In this endlessly interconnected internet age, the idea that an image can have a profound and widespread impact hardly needs to be explained; it’s implicit. The advent of both photography– the way in which potent images of current events could be quickly and realistically produced– and the internet–the way in which they could be widely and rapidly disseminated–hastened and increased the importance of this phenomenon of images used to provoke political discussion. And an image can in fact be worth a thousand words; in cases from India’s struggle for independence, to the 1960’s civil rights movement, to the war in Syria today, images of social injustice and war have been able to provoke if not a direct solution, the conversation that brought that solution about. But while modern technology expedited the rise of disseminated images provoking social change, it was not solely responsible; this phenomenon was able to take place before the camera was invented, before the internet was invented. It took place, for instance, in 1787, with the engraving by Josiah Wedgewood of a kneeling, chained and supplicant slave, with the powerful words below: “Am I not a friend and a brother?”
This image didn’t come out of the blue; it was made for specifically for the purpose of moving hearts and minds. The Society for the Abolition of the Slave Trade was founded in 1787 by Granville Sharp and Thomas Clarkson. While the founders themselves were Anglican, the movement was popular amongst Quakers, who made up the other 9 founding members; these were William Dillwyn, John Barton, George Harrison, Samuel Hoare Jr., Joseph Hooper, John Lloyd, Joseph Woods, James Phillips and Richard Phillip, and later Josiah Wedgwood. Clarkson had campaigned for the movement previously and became the first historian for Britain’s abolition movement; Wedgewood was the 13th son of Thomas Wedgewood and a political reformer involved with the Unitarian Church.
Just a quick glance at the image reveals how pathos-evoking it must have been at the time. The figure is strong, vital, well-muscled; yet his circumstances have bent him in two, forcing him to beg for the basic rights that should be his due. His wrists are shackled to his ankles; it’s unlikely he’s able to stand up to full height. Even were he not in this unnatural position of supplication, he would not be able to stand as an autonomous agent should be able to do. His facial expression is nearly blank, numbed; but his lips are parted, as if to enunciate the words at the bottom of the image. Like Shylock asking “if you prick us, do we not bleed?” the caption states baldly that what in the distorted current structure of society should be a rhetorical question, is a genuine question because of how warped standards had become. “Am I not a man and a brother?” Is he? Whether or not a black man is human is of course a rhetorical question to the modern reader– but whether it was rhetorical or not would be less evident for the 19th century reader, and would force reflection. The question became the catchphrase of the British and American abolition movements, and the image was widely reproduced. Men purchased snuffboxes with the image; ladies wore bracelets and hairpins. According to David Dabydeen for BBC History, the image became “the most famous image of a black person in all of 18th century art.” In Joseph Hothschild’s book “Bury the Chains: The British Struggle to Abolish Slavery,” the author argues that “Wedgewood’s kneeling African, the equivalent of the label buttons we wear for electoral campaigns, was probably the first widespread use of a logo designed for a political cause.” This particular image wasn’t just harrowing and politically effective; it was landmark.
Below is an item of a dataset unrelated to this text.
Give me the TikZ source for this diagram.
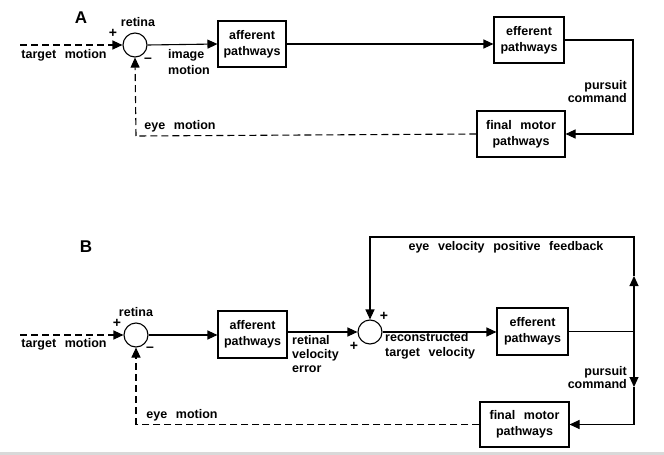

Sidiya Hartman notes in her book “Lose Your Mother: A Journey Along the Atlantic Slave Route” that the image is perhaps more insidious than it may at first seem. While it is clear that the figure is on bended knee, she argues that he is less begging God for freedom than the people of Britain, France and America, which, to the modern ancestor of slaves, is far more demoralizing. To ask God for your freedom is one thing; to ask fellow humans is quite another. The man in the image is begging for freedom, and the image itself begs those who see it to open their minds and hearts.
Other images were used towards the same end as Wedgewood’s, though none were quite as widespread or as effective. In 1792, John Kimber, the captain of the Recovery, was tried for the murder of two female slaves while the ship embarked on the infamous Middle Passage. While the cause of the captain’s displeasure isn’t clear, we do know that he ordered the girl hoisted up by ship’s rigging by one leg and flogged, with the process repeated on her other leg. Tragically and unsurprisingly, she died from her injuries. The image is stark, and disturbing; though in contrast to “Am I,” the image is deliberately and perversely sexualized, intended to provoke certainly, though to what end remains to be seen.
Slavery is a dark and peculiar case in the history of politically motivated imagery; but even as it is atypical (because it was the most severe of causes, because it predates the examples that followed), it is crucial to understanding how to make people understand problems they wish not to see. The Society for the Abolition of the Slave Trade didn’t succeed in their goal for Britain until 1833, and for the United States until 1864. But that goal was in fact ultimately realized; and, in part, due to the ubiquitous image that branded the painful image of the subjection of slavery into the consciousness of those who would have, and could have, otherwise turned a blind eye.